When a payday occurs within your company, Guideline will collect the necessary 401(k) contribution funds through ACH and allocate them to the appropriate employee accounts. If an ACH failure occurs, funds that should have been allocated to participant 401(k) accounts are not deposited and, therefore, not available for investing.

Once banking issues are resolved, the collection will be reattempted so contributions can be deposited into employees’ 401(k) accounts as soon as possible.

In recollecting and allocating the funds, participants must end up with the same number of mutual fund shares as they originally would have if the ACH failure did not occur. In the end, the participants must be in the same position as they would have been had the error not happened.

Why there may be discrepancies in ACH collection amounts

Depending on market activity between the first and second collection attempts, the cost of the shares originally purchased may have gone up or down. This is why there may be a slight difference between the two collection amounts.

For example, say your company had a pay date with contributions taking place on the 15th of the month, and when Guideline attempts to collect the funds, a banking failure occurs. Guideline is, therefore, unable to allocate participant funds timely into their accounts.

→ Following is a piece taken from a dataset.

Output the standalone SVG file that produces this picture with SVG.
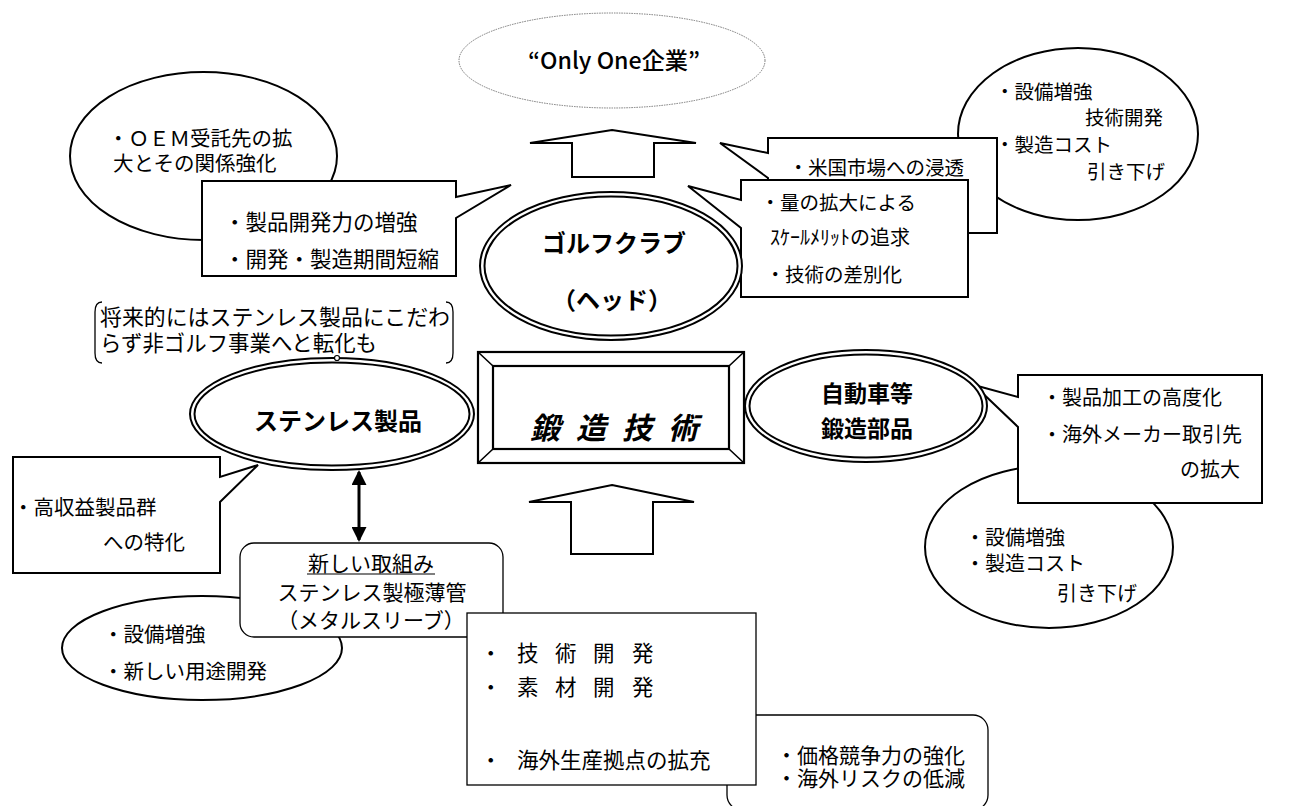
<svg xmlns="http://www.w3.org/2000/svg" width="1303" height="806" viewBox="0 0 1303 806">
<defs>
<style>
.s{fill:#fff;stroke:#000;stroke-width:2}
.th{fill:#fff;stroke:#000;stroke-width:1.3}
.t{font-family:"Noto Sans CJK JP","Noto Sans CJK SC",sans-serif;fill:#000}
.b{font-weight:700}
</style>
<marker id="ah" viewBox="0 0 10 10" refX="8.7" refY="5" markerWidth="15" markerHeight="15" markerUnits="userSpaceOnUse" orient="auto-start-reverse">
<path d="M0,0 L10,5 L0,10 Z" fill="#000"/>
</marker>
</defs>
<rect width="1303" height="806" fill="#fff"/>

<g id="only-one">
<ellipse cx="612" cy="60.5" rx="153" ry="47.5" fill="#fff" stroke="#777" stroke-width="1" stroke-dasharray="1.5 1"/>
<text class="t" x="528" y="69" font-size="23" font-weight="500" textLength="172" lengthAdjust="spacingAndGlyphs">“Only One企業”</text>
</g>

<g id="oem">
<ellipse class="s" cx="203.5" cy="156" rx="133.5" ry="84"/>
<text class="t" font-size="20.5"><tspan x="108" y="146">・ＯＥＭ受託先の拡</tspan><tspan x="113" y="171">大とその関係強化</tspan></text>
</g>

<g id="golf-left-note">
<path class="s" d="M202,181 H456 V197 L511,185 L456,218 V276 H202 Z"/>
<text class="t" font-size="21.5"><tspan x="224" y="230">・製品開発力の増強</tspan><tspan x="224" y="267">・開発・製造期間短縮</tspan></text>
</g>

<g id="topright-ellipse">
<ellipse class="s" cx="1078" cy="134" rx="120" ry="86"/>
<text class="t" font-size="19.5"><tspan x="995" y="99">・設備増強</tspan><tspan x="1085" y="125">技術開発</tspan><tspan x="995" y="152">・製造コスト</tspan><tspan x="1087" y="179">引き下げ</tspan></text>
</g>

<g id="golf-right-note1">
<path class="s" d="M768,138 H997 V233 H768 V178 L720,143 L768,153 Z"/>
<text class="t" font-size="19.5" x="788.5" y="175">・米国市場への浸透</text>
</g>

<g id="golf-right-note2">
<path class="s" d="M741,180 H968 V297 H741 V228 L688,186 L741,200 Z"/>
<text class="t" font-size="19.5"><tspan x="760.5" y="210">・量の拡大による</tspan><tspan x="770" y="245" font-size="20">ｽｹｰﾙﾒﾘｯﾄの追求</tspan><tspan x="765.5" y="282">・技術の差別化</tspan></text>
</g>

<g id="golf">
<ellipse class="s" cx="611" cy="266" rx="131" ry="74"/>
<ellipse fill="none" stroke="#000" stroke-width="2" cx="611" cy="266" rx="126.5" ry="69.5"/>
<text class="t b" font-size="24" text-anchor="middle"><tspan x="614" y="252">ゴルフクラブ</tspan><tspan x="612" y="309">（ヘッド）</tspan></text>
</g>

<g id="future-note">
<path d="M102,302 Q95,302 95,312 L95,353 Q95,363 102,363" fill="none" stroke="#000" stroke-width="1.3"/>
<path d="M446,302 Q453,302 453,312 L453,353 Q453,363 446,363" fill="none" stroke="#000" stroke-width="1.3"/>
<text class="t" font-size="22"><tspan x="100" y="325" textLength="350" lengthAdjust="spacingAndGlyphs">将来的にはステンレス製品にこだわ</tspan><tspan x="100" y="351" textLength="277" lengthAdjust="spacingAndGlyphs">らず非ゴルフ事業へと転化も</tspan></text>
</g>

<g id="stainless-note">
<path class="s" d="M13,457 H220 V477 L258,465 L220,502 V573 H13 Z"/>
<text class="t" font-size="20.5"><tspan x="13" y="515">・高収益製品群</tspan><tspan x="103" y="550">への特化</tspan></text>
</g>

<g id="stainless">
<ellipse class="s" cx="332" cy="414" rx="142" ry="56"/>
<ellipse fill="none" stroke="#000" stroke-width="2" cx="332" cy="414" rx="137.5" ry="51.5"/>
<circle cx="337" cy="358" r="2.5" fill="#fff" stroke="#000" stroke-width="1.2"/>
<text class="t b" font-size="24" x="338" y="430" text-anchor="middle">ステンレス製品</text>
</g>

<g id="forging">
<rect x="478" y="352" width="266" height="111" fill="#fff" stroke="#000" stroke-width="2.2"/>
<rect x="493" y="366" width="236" height="83" fill="none" stroke="#000" stroke-width="2.2"/>
<path d="M478,352 L493,366 M744,352 L729,366 M478,463 L493,449 M744,463 L729,449" stroke="#000" stroke-width="1.6"/>
<text class="t b" font-size="30" font-style="italic" letter-spacing="16" x="530" y="439">鍛造技術</text>
</g>

<g id="auto-lower-ellipse">
<ellipse class="s" cx="1049" cy="547" rx="124" ry="81"/>
<text class="t" font-size="20"><tspan x="965" y="545">・設備増強</tspan><tspan x="965" y="571">・製造コスト</tspan><tspan x="1057" y="601">引き下げ</tspan></text>
</g>

<g id="auto-note">
<path class="s" d="M1018,375 H1262 V503 H1018 V427 L974,385 L1018,397 Z"/>
<text class="t" font-size="20"><tspan x="1042" y="405">・製品加工の高度化</tspan><tspan x="1042" y="442">・海外メーカー取引先</tspan><tspan x="1180" y="477">の拡大</tspan></text>
</g>

<g id="auto">
<ellipse class="s" cx="866" cy="406" rx="121" ry="56"/>
<ellipse fill="none" stroke="#000" stroke-width="2" cx="866" cy="406" rx="116.5" ry="51.5"/>
<text class="t b" font-size="23" text-anchor="middle"><tspan x="867" y="402">自動車等</tspan><tspan x="867" y="437">鍛造部品</tspan></text>
</g>

<g id="lower-left-ellipse">
<ellipse class="s" cx="202" cy="648" rx="140" ry="52"/>
<text class="t" font-size="20.5"><tspan x="103" y="642">・設備増強</tspan><tspan x="103" y="679">・新しい用途開発</tspan></text>
</g>

<g id="new-initiative">
<rect class="th" x="240" y="543" width="263" height="94" rx="14"/>
<text class="t" font-size="21" text-anchor="middle"><tspan x="371" y="571">新しい取組み</tspan><tspan x="372" y="600">ステンレス製極薄管</tspan><tspan x="371" y="628">（メタルスリーブ）</tspan></text>
<line x1="307" y1="574" x2="435" y2="574" stroke="#000" stroke-width="1.2"/>
</g>

<g id="price-note">
<rect class="th" x="727" y="715" width="261" height="95" rx="15"/>
<text class="t" font-size="21"><tspan x="776" y="763">・価格競争力の強化</tspan><tspan x="776" y="786">・海外リスクの低減</tspan></text>
</g>

<g id="development">
<rect class="th" x="467" y="613" width="289" height="172"/>
<text class="t" font-size="21.5"><tspan x="480 517 555 593 632" y="661">・技術開発</tspan><tspan x="480 517 555 593 632" y="695">・素材開発</tspan><tspan x="480" y="768">・</tspan><tspan x="517" y="768">海外生産拠点の拡充</tspan></text>
</g>

<g id="connectors">
<polygon class="s" points="612,130 696,143 654,143 654,177 572,177 572,143 530,143"/>
<polygon class="s" points="612,485 694,502 653,502 653,554 571,554 571,502 529,502"/>
<line x1="359" y1="472" x2="359" y2="540" stroke="#000" stroke-width="3" marker-start="url(#ah)" marker-end="url(#ah)"/>
</g>
</svg>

As a result, when Guideline is able to collect the funds from your bank, there is a possibility that the cost of the shares increased or decreased due to market fluctuation.

In the event that the cost of shares has increased due to market activity, Guideline will pull the original payroll deduction amount, plus the amount the funds increased in value over that period of time, from the company bank account. This ensures we are able to reinvest participant funds into the same number of shares to which they were originally entitled.

On the other hand, if the cost of shares has decreased due to market activity, Guideline will pull the original amount that was included in the payroll report and any excess funds will be moved into the plan cash account to be used for the benefit of the plan (for covering contributions, etc.) over time.